Records with drawing code
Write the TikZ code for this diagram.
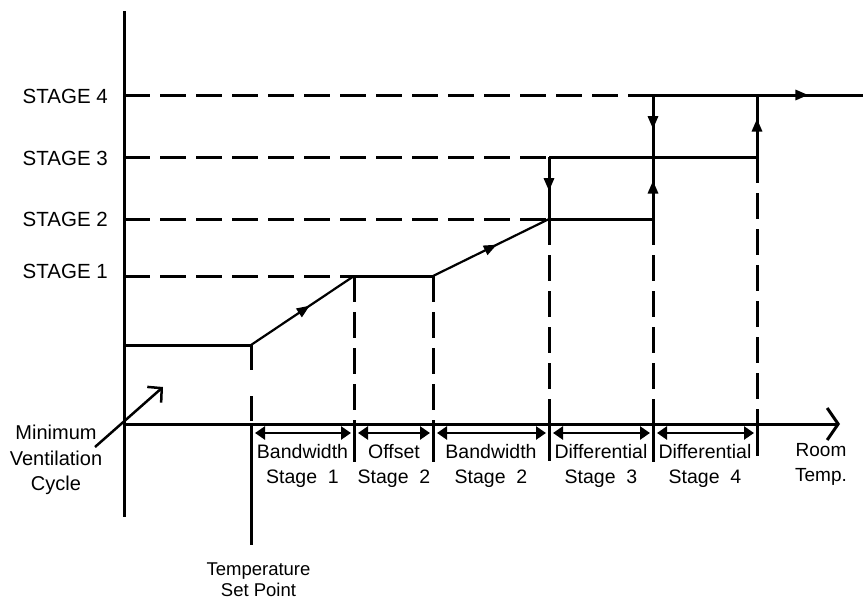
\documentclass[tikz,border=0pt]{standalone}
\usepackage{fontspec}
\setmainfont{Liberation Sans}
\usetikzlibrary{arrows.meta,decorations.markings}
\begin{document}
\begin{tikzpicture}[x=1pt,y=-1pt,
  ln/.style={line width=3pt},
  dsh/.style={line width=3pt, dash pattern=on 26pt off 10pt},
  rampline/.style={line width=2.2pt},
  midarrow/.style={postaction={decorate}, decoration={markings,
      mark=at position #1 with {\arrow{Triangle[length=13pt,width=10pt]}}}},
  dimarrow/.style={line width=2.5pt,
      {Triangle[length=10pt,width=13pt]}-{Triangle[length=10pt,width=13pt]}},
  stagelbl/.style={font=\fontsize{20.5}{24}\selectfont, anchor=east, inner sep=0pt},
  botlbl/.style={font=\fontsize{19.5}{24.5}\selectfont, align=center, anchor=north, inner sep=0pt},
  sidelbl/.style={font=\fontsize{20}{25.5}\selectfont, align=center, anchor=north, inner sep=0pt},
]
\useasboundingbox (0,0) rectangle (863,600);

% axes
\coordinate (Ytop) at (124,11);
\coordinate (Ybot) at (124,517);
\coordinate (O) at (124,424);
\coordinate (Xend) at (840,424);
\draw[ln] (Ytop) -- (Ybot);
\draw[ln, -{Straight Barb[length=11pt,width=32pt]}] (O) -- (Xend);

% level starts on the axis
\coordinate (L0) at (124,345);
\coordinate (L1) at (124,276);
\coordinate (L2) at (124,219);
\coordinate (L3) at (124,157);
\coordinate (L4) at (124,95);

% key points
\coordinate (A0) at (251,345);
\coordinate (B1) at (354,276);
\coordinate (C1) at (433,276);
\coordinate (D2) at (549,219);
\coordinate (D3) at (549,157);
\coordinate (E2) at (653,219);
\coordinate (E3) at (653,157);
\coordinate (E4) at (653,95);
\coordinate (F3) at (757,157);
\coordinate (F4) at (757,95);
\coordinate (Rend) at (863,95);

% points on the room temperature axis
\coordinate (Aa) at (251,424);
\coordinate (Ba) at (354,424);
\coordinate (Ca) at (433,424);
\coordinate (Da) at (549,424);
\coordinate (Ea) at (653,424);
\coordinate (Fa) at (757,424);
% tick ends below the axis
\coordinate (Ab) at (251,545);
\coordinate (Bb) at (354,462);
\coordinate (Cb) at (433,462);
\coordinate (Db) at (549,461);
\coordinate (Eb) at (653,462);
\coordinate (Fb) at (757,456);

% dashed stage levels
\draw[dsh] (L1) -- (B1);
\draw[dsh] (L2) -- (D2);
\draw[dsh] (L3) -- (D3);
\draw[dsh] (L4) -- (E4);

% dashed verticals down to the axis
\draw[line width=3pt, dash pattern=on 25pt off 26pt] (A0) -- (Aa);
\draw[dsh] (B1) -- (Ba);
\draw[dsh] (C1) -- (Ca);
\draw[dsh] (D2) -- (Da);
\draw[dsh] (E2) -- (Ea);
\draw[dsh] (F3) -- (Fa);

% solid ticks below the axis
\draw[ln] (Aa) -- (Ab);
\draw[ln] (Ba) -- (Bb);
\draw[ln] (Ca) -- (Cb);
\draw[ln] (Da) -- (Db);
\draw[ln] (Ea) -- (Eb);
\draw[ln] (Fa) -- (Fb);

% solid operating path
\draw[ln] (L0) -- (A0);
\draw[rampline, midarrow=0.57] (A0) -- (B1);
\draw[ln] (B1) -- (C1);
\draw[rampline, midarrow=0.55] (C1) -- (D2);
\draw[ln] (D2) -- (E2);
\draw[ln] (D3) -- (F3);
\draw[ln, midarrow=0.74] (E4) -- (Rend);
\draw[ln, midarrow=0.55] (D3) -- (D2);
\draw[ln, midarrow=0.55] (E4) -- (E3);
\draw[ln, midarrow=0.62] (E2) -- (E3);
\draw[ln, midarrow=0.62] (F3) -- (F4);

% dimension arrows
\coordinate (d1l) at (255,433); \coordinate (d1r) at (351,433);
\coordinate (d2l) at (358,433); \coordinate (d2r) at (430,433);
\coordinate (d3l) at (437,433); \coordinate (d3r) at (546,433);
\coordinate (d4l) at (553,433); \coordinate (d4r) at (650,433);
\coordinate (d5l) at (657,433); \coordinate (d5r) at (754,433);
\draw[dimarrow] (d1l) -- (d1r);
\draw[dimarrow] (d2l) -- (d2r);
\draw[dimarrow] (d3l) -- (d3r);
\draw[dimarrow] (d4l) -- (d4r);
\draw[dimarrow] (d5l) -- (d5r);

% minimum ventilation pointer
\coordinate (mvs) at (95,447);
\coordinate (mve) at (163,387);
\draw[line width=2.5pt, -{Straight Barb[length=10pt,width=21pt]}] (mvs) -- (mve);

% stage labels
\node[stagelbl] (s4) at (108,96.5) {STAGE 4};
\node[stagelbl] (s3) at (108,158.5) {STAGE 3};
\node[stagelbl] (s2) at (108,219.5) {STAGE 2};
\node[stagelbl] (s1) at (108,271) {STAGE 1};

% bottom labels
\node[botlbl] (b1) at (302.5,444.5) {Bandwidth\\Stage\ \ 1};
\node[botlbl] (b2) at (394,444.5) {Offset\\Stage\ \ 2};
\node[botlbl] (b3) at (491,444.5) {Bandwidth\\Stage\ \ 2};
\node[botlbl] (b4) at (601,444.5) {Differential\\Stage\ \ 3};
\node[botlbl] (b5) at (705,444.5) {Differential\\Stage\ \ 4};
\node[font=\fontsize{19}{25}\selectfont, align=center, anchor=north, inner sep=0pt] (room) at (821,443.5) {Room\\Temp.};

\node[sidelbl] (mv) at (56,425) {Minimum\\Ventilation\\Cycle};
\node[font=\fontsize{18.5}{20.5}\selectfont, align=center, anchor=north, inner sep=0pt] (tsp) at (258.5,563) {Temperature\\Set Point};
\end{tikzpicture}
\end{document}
---
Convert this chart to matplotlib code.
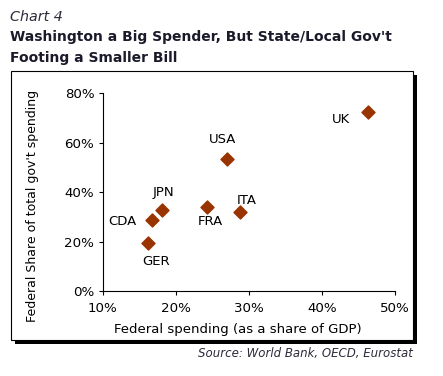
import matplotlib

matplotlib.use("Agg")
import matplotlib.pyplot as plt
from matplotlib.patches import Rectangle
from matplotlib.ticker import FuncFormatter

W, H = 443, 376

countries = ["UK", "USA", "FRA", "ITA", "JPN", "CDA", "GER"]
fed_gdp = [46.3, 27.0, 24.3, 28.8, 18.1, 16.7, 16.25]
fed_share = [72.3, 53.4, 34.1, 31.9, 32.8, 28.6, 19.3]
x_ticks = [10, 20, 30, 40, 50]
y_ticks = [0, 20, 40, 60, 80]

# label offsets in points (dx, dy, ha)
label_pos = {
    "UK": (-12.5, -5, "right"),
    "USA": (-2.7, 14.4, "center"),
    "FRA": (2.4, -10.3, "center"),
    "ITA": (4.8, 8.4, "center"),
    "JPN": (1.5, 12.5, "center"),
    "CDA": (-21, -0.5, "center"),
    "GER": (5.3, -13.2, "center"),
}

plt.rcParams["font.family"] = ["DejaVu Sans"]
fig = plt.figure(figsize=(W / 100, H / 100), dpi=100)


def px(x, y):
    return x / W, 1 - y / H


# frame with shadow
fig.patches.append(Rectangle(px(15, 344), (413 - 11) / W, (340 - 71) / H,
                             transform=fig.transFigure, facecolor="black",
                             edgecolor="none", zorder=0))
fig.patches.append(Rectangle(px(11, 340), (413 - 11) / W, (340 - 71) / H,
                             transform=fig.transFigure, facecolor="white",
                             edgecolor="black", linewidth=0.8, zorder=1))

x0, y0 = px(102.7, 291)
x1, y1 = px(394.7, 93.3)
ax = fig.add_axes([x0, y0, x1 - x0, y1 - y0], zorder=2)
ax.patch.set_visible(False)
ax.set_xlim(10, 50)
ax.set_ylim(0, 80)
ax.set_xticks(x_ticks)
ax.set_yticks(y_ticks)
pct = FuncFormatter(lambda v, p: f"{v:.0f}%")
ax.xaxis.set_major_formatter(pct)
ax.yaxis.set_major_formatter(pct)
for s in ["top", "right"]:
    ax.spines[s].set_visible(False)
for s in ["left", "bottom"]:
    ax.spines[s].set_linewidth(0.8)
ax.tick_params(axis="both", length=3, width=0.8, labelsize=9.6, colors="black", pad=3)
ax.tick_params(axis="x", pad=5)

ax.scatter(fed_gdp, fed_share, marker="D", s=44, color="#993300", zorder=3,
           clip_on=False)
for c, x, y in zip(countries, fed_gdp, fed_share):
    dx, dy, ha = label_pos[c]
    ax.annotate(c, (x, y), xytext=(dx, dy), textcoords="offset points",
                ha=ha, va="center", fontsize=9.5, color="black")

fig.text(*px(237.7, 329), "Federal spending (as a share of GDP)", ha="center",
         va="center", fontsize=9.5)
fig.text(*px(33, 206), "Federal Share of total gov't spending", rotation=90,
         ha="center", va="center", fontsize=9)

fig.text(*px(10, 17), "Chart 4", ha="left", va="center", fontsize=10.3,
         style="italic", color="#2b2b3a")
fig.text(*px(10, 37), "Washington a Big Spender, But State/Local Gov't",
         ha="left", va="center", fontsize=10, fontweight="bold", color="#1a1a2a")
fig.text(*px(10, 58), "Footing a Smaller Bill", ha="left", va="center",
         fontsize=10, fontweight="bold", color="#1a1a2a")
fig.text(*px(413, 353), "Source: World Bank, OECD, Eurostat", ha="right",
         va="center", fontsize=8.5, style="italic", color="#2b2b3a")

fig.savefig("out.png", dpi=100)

Exercise - Only the lines from the one bearing "Write the TikZ code for this diagram." to the one bearing "(0,0) rectangle (863,600);", both included, should be restated word for word, with pictures left out.

Output for this exercise -
Write the TikZ code for this diagram.
\documentclass[tikz,border=0pt]{standalone}
\usepackage{fontspec}
\setmainfont{Liberation Sans}
\usetikzlibrary{arrows.meta,decorations.markings}
\begin{document}
\begin{tikzpicture}[x=1pt,y=-1pt,
  ln/.style={line width=3pt},
  dsh/.style={line width=3pt, dash pattern=on 26pt off 10pt},
  rampline/.style={line width=2.2pt},
  midarrow/.style={postaction={decorate}, decoration={markings,
      mark=at position #1 with {\arrow{Triangle[length=13pt,width=10pt]}}}},
  dimarrow/.style={line width=2.5pt,
      {Triangle[length=10pt,width=13pt]}-{Triangle[length=10pt,width=13pt]}},
  stagelbl/.style={font=\fontsize{20.5}{24}\selectfont, anchor=east, inner sep=0pt},
  botlbl/.style={font=\fontsize{19.5}{24.5}\selectfont, align=center, anchor=north, inner sep=0pt},
  sidelbl/.style={font=\fontsize{20}{25.5}\selectfont, align=center, anchor=north, inner sep=0pt},
]
\useasboundingbox (0,0) rectangle (863,600);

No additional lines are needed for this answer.